▶ _EXERCISE DETAILS_: Quote the data below in full, minus the images.

——

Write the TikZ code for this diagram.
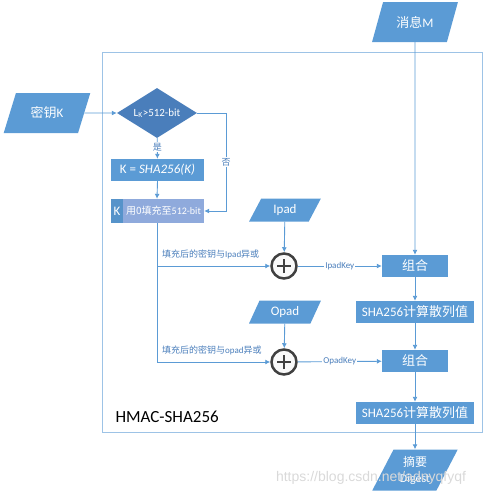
\documentclass[tikz,border=0pt]{standalone}
\usepackage{fontspec}
\setmainfont{Carlito}
\newfontfamily\cjk{Noto Sans CJK SC}
\newfontfamily\wmfont{Liberation Sans}
\newcommand{\zh}[1]{{\cjk #1}}
\usetikzlibrary{shapes.geometric,arrows.meta}
\definecolor{boxblue}{HTML}{5B9BD5}
\definecolor{darkblue}{HTML}{4A7EBB}
\definecolor{lavender}{HTML}{8FAADC}
\definecolor{framec}{HTML}{9DC3E6}
\definecolor{lblblue}{HTML}{4A7EBB}
\tikzset{
    io/.style={trapezium, trapezium left angle=62, trapezium right angle=118, trapezium stretches=true,
        fill=boxblue, text=white, inner sep=0pt, font=\fontsize{13}{14}\selectfont},
    proc/.style={rectangle, fill=boxblue, text=white, inner sep=0pt, minimum height=22pt,
        font=\fontsize{13}{14}\selectfont},
    decision/.style={diamond, fill=darkblue, text=white, inner sep=0pt, aspect=1.6,
        minimum width=80pt, minimum height=50pt, font=\fontsize{11}{12}\selectfont},
    xorop/.style={circle, draw=black!75, line width=2.5pt, fill=gray!5, minimum size=25pt, inner sep=0pt,
        path picture={\draw[black!75, line width=2.5pt]
            ([xshift=-7pt]path picture bounding box.center) -- ([xshift=7pt]path picture bounding box.center)
            ([yshift=-7pt]path picture bounding box.center) -- ([yshift=7pt]path picture bounding box.center);}},
    flow/.style={draw=boxblue, line width=0.9pt, -{Latex[length=5pt,width=5pt]}},
    linelbl/.style={text=lblblue, font=\fontsize{9}{10}\selectfont, inner sep=1pt},
}
\begin{document}
\begin{tikzpicture}[x=1pt, y=-1pt]
    \useasboundingbox (0,0) rectangle (487,496);
    % frame
    \draw[framec, line width=1pt] (102,52) rectangle (482,432);
    \node[anchor=west, font=\fontsize{17}{18}\selectfont] (title) at (112,417) {HMAC-SHA256};

    % key branch
    \node[io, minimum width=87pt, minimum height=40pt] (keyK) at (47,113) {\zh{密钥}K};
    \node[decision] (check) at (157,113) {L\textsubscript{K}>512-bit};
    \node[proc, minimum width=93pt] (hashK) at (157.5,170) {K = \textit{SHA256(K)}};
    \node[proc, fill=boxblue!95!black, minimum width=12pt, minimum height=24pt] (kpart) at (117,211) {K};
    \node[proc, fill=lavender, minimum width=81pt, minimum height=24pt, font=\fontsize{10}{11}\selectfont] (padfill) at (163.5,211) {\zh{用0填充至}512-bit};
    \coordinate (noturn) at (226,113);
    \coordinate (split) at (157,223);

    % pads and xor
    \node[io, minimum width=72pt, minimum height=23pt] (ipad) at (285,210) {Ipad};
    \node[xorop] (xor1) at (284,266) {};
    \node[io, minimum width=72pt, minimum height=23pt] (opad) at (285,312) {Opad};
    \node[xorop] (xor2) at (284,362) {};
    \node[linelbl, anchor=south west] (lbl1) at (161,260) {\zh{填充后的密钥与}Ipad\zh{异或}};
    \node[linelbl, anchor=south west] (lbl2) at (161,356) {\zh{填充后的密钥与}opad\zh{异或}};

    % message branch
    \node[io, minimum width=86pt, minimum height=40pt] (msgM) at (415,22) {\zh{消息}M};
    \node[proc, minimum width=66pt] (mix1) at (415,266) {\zh{组合}};
    \node[proc, minimum width=118pt] (hash1) at (415,312) {SHA256\zh{计算散列值}};
    \node[proc, minimum width=66pt] (mix2) at (415,361) {\zh{组合}};
    \node[proc, minimum width=118pt] (hash2) at (415,413) {SHA256\zh{计算散列值}};
    \node[io, minimum width=86pt, minimum height=41pt, align=center, font=\fontsize{12}{16}\selectfont] (digest) at (415,470) {\zh{摘要}\\Digest};

    % connectors
    \draw[flow] (keyK) -- (check);
    \draw[flow] (check) -- node[linelbl, fill=white, pos=0.45] {\zh{是}} (hashK);
    \draw[flow] (check.east) -- (noturn) |- node[linelbl, fill=white, pos=0.25] {\zh{否}} (padfill.east);
    \draw[flow] (hashK.south) -- (split |- padfill.north);
    \draw[flow] (split) |- (xor1.west);
    \draw[flow] (split) |- (xor2.west);
    \draw[flow] (ipad) -- (xor1);
    \draw[flow] (opad) -- (xor2);
    \draw[flow] (xor1) -- node[linelbl, fill=white] {IpadKey} (mix1);
    \draw[flow] (xor2) -- node[linelbl, fill=white] {OpadKey} (mix2);
    \draw[flow] (msgM) -- (mix1);
    \draw[flow] (mix1) -- (hash1);
    \draw[flow] (hash1) -- (mix2);
    \draw[flow] (mix2) -- (hash2);
    \draw[flow] (hash2) -- (digest);

    % watermark
    \node[text=gray!30, font=\wmfont\fontsize{14}{15}\selectfont] (mark) at (371,478) {https://blog.csdn.net/adnyqfyqf};
\end{tikzpicture}
\end{document}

——

▶ _RESPONSE TO THE TASK_:
Write the TikZ code for this diagram.
\documentclass[tikz,border=0pt]{standalone}
\usepackage{fontspec}
\setmainfont{Carlito}
\newfontfamily\cjk{Noto Sans CJK SC}
\newfontfamily\wmfont{Liberation Sans}
\newcommand{\zh}[1]{{\cjk #1}}
\usetikzlibrary{shapes.geometric,arrows.meta}
\definecolor{boxblue}{HTML}{5B9BD5}
\definecolor{darkblue}{HTML}{4A7EBB}
\definecolor{lavender}{HTML}{8FAADC}
\definecolor{framec}{HTML}{9DC3E6}
\definecolor{lblblue}{HTML}{4A7EBB}
\tikzset{
    io/.style={trapezium, trapezium left angle=62, trapezium right angle=118, trapezium stretches=true,
        fill=boxblue, text=white, inner sep=0pt, font=\fontsize{13}{14}\selectfont},
    proc/.style={rectangle, fill=boxblue, text=white, inner sep=0pt, minimum height=22pt,
        font=\fontsize{13}{14}\selectfont},
    decision/.style={diamond, fill=darkblue, text=white, inner sep=0pt, aspect=1.6,
        minimum width=80pt, minimum height=50pt, font=\fontsize{11}{12}\selectfont},
    xorop/.style={circle, draw=black!75, line width=2.5pt, fill=gray!5, minimum size=25pt, inner sep=0pt,
        path picture={\draw[black!75, line width=2.5pt]
            ([xshift=-7pt]path picture bounding box.center) -- ([xshift=7pt]path picture bounding box.center)
            ([yshift=-7pt]path picture bounding box.center) -- ([yshift=7pt]path picture bounding box.center);}},
    flow/.style={draw=boxblue, line width=0.9pt, -{Latex[length=5pt,width=5pt]}},
    linelbl/.style={text=lblblue, font=\fontsize{9}{10}\selectfont, inner sep=1pt},
}
\begin{document}
\begin{tikzpicture}[x=1pt, y=-1pt]
    \useasboundingbox (0,0) rectangle (487,496);
    % frame
    \draw[framec, line width=1pt] (102,52) rectangle (482,432);
    \node[anchor=west, font=\fontsize{17}{18}\selectfont] (title) at (112,417) {HMAC-SHA256};

    % key branch
    \node[io, minimum width=87pt, minimum height=40pt] (keyK) at (47,113) {\zh{密钥}K};
    \node[decision] (check) at (157,113) {L\textsubscript{K}>512-bit};
    \node[proc, minimum width=93pt] (hashK) at (157.5,170) {K = \textit{SHA256(K)}};
    \node[proc, fill=boxblue!95!black, minimum width=12pt, minimum height=24pt] (kpart) at (117,211) {K};
    \node[proc, fill=lavender, minimum width=81pt, minimum height=24pt, font=\fontsize{10}{11}\selectfont] (padfill) at (163.5,211) {\zh{用0填充至}512-bit};
    \coordinate (noturn) at (226,113);
    \coordinate (split) at (157,223);

    % pads and xor
    \node[io, minimum width=72pt, minimum height=23pt] (ipad) at (285,210) {Ipad};
    \node[xorop] (xor1) at (284,266) {};
    \node[io, minimum width=72pt, minimum height=23pt] (opad) at (285,312) {Opad};
    \node[xorop] (xor2) at (284,362) {};
    \node[linelbl, anchor=south west] (lbl1) at (161,260) {\zh{填充后的密钥与}Ipad\zh{异或}};
    \node[linelbl, anchor=south west] (lbl2) at (161,356) {\zh{填充后的密钥与}opad\zh{异或}};

    % message branch
    \node[io, minimum width=86pt, minimum height=40pt] (msgM) at (415,22) {\zh{消息}M};
    \node[proc, minimum width=66pt] (mix1) at (415,266) {\zh{组合}};
    \node[proc, minimum width=118pt] (hash1) at (415,312) {SHA256\zh{计算散列值}};
    \node[proc, minimum width=66pt] (mix2) at (415,361) {\zh{组合}};
    \node[proc, minimum width=118pt] (hash2) at (415,413) {SHA256\zh{计算散列值}};
    \node[io, minimum width=86pt, minimum height=41pt, align=center, font=\fontsize{12}{16}\selectfont] (digest) at (415,470) {\zh{摘要}\\Digest};

    % connectors
    \draw[flow] (keyK) -- (check);
    \draw[flow] (check) -- node[linelbl, fill=white, pos=0.45] {\zh{是}} (hashK);
    \draw[flow] (check.east) -- (noturn) |- node[linelbl, fill=white, pos=0.25] {\zh{否}} (padfill.east);
    \draw[flow] (hashK.south) -- (split |- padfill.north);
    \draw[flow] (split) |- (xor1.west);
    \draw[flow] (split) |- (xor2.west);
    \draw[flow] (ipad) -- (xor1);
    \draw[flow] (opad) -- (xor2);
    \draw[flow] (xor1) -- node[linelbl, fill=white] {IpadKey} (mix1);
    \draw[flow] (xor2) -- node[linelbl, fill=white] {OpadKey} (mix2);
    \draw[flow] (msgM) -- (mix1);
    \draw[flow] (mix1) -- (hash1);
    \draw[flow] (hash1) -- (mix2);
    \draw[flow] (mix2) -- (hash2);
    \draw[flow] (hash2) -- (digest);

    % watermark
    \node[text=gray!30, font=\wmfont\fontsize{14}{15}\selectfont] (mark) at (371,478) {https://blog.csdn.net/adnyqfyqf};
\end{tikzpicture}
\end{document}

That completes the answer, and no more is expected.